Локли крепче сжал в кулаки лежавшие на столе руки — большие, грозные, огрубевшие от тяжелой работы. Его лицо побагровело.

— Да оставите вы меня когда-нибудь в покое?

Его выкрик заставил меня вздрогнуть от неожиданности, а Барака — потянуться к шпаге.

— Я ничего не знаю! Ничего! Отстаньте от меня! Всю жизнь мной кто-нибудь помыкал! Пациенты, Годдард, тот чертов брадобрей-хирург, который внушал мне, что я проклят.

Он обернулся и уставился на миссис Бьюнс.

— И ты! — Локли уронил голову на руки и простонал: — Я уже сам не знаю, на каком свете живу…

Барак был поражен таким искренним, почти детским всплеском эмоций. Этель Бьюнс стояла, поджав губы, в глазах ее блестели слезы.

— Что вы скрываете, мастер Локли? — мягко спросил я. — Расскажите, и, возможно, вам станет легче.

— Он ничего не знает, сэр, уверяю вас, — сказала миссис Бьюнс. — Видели бы вы, в каком состоянии он находился, когда я его подобрала! Последние деньги пропивал. Фрэнсис не такой сильный, каким кажется.

Локли внезапно вскочил на ноги, да так резко, что стул с грохотом полетел на пол.

— Убирайтесь отсюда! Убирайтесь оба!

— Если вы не ответите мне, вас могут арестовать, бросить в темницу, и там вас будут допрашивать уже совсем по-другому, — ровным голосом сообщил я.

— Валяйте, арестовывайте! Мне наплевать! К черту вас всех! Я возвращаюсь к своим клиентам!

Он направился к двери. Барак сделал движение, намереваясь преградить ему путь, но я отрицательно качнул головой. Локли вышел, двигаясь необычайно быстро для человека его комплекции. Миссис Бьюнс помялась и подняла на меня умоляющий взгляд.

— Фрэнсис не очень крепок на голову, сэр. То, что он говорит, — правда. Его действительно всю жизнь унижали люди, считавшие себя лучше его.

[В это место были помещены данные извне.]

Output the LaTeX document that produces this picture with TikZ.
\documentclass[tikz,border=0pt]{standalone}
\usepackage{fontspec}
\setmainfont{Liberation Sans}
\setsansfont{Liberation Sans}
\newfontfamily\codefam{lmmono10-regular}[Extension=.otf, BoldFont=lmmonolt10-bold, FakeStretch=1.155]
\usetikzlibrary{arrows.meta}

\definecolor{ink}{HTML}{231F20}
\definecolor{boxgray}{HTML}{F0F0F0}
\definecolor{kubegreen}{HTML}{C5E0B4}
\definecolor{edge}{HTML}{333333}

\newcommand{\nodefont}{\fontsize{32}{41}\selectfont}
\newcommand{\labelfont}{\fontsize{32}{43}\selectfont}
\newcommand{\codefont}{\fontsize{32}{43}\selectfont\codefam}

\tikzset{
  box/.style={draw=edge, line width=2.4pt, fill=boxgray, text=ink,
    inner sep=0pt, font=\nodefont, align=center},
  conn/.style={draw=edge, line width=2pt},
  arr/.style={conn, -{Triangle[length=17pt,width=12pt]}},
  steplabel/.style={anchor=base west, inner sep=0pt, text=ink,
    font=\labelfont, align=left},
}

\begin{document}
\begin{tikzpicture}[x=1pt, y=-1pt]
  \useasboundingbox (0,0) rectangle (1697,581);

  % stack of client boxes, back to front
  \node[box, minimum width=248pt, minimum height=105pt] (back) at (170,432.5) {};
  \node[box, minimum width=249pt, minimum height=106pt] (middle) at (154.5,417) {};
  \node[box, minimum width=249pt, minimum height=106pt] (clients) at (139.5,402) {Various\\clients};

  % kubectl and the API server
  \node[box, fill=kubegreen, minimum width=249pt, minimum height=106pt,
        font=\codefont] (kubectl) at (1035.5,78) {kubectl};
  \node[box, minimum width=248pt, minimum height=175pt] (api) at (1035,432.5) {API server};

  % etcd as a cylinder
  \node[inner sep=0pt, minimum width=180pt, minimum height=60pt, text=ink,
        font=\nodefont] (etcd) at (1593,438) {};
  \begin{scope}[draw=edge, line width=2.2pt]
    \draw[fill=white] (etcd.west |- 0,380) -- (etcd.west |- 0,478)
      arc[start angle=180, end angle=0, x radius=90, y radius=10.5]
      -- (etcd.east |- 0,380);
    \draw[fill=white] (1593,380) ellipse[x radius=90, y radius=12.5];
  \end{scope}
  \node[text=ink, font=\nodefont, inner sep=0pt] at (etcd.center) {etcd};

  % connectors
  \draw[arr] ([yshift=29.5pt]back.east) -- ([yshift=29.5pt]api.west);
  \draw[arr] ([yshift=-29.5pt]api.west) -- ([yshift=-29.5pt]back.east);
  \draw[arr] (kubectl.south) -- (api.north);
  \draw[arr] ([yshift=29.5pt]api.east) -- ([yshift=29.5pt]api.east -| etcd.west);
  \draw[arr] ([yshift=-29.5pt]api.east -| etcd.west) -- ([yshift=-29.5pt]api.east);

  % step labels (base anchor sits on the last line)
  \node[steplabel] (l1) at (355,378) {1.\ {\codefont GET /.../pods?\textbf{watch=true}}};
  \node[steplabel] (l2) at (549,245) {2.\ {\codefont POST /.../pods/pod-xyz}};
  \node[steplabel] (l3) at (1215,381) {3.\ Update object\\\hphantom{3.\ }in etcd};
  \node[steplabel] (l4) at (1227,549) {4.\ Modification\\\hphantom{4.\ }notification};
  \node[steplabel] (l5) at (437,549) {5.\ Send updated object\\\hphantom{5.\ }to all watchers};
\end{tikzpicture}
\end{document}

— Так поступает большинство, — неприветливо отозвался Барак.

— Но Фрэнсис не выносит этого, такое обращение дурно действует на него. Я пыталась помочь ему, но, по-моему, все закончилось тем, что он стал видеть во мне еще одного… мучителя. Но ведь это не так.

Женщина беспомощно посмотрела на нас.

— Ладно, мадам, оставьте нас пока, — велел я.

Когда она вышла, Барак категорично заявил:

— Его надо арестовать.

Я вздохнул.

— У нас нет на это полномочий. Мы расскажем о том, что произошло, Харснету, и, я уверен, он сегодня же, как только таверна закроется, пришлет сюда людей.

— А может, он тот, кого мы ищем? — спросил Барак. — Большинство людей покрылись бы холодным потом, если бы им пригрозили арестом, а этому хоть бы хны. Даже его женщина сказала, что он не в своем уме.

Я покачал головой.

— Держать таверну — хлопотное дело, и вряд ли у него получилось бы совершить все то, что сделал убийца, так, чтобы о том не прознала миссис Бьюнс. Кроме того, я не могу представить его убивающим Роджера и других. Просто не могу.

— Откуда вам знать?

Я пристально посмотрел на своего помощника.

— Если Локли действительно убийца, неужели ты думаешь, что он дастся нам живым? Нет, пусть с ним разбирается Харснет.

Глава 27

Из Смитфилда мы решили отправиться прямиком в Вестминстер, поскольку это будет быстрее, чем гнать лошадей домой, а потом искать лодку и плыть по реке. Миновав Холборн и проехав через поля, мы срезали путь и оказались на Друри-лейн. На лужайке резвились заяц и зайчиха, в упоении прыгая в своем незатейливом брачном танце.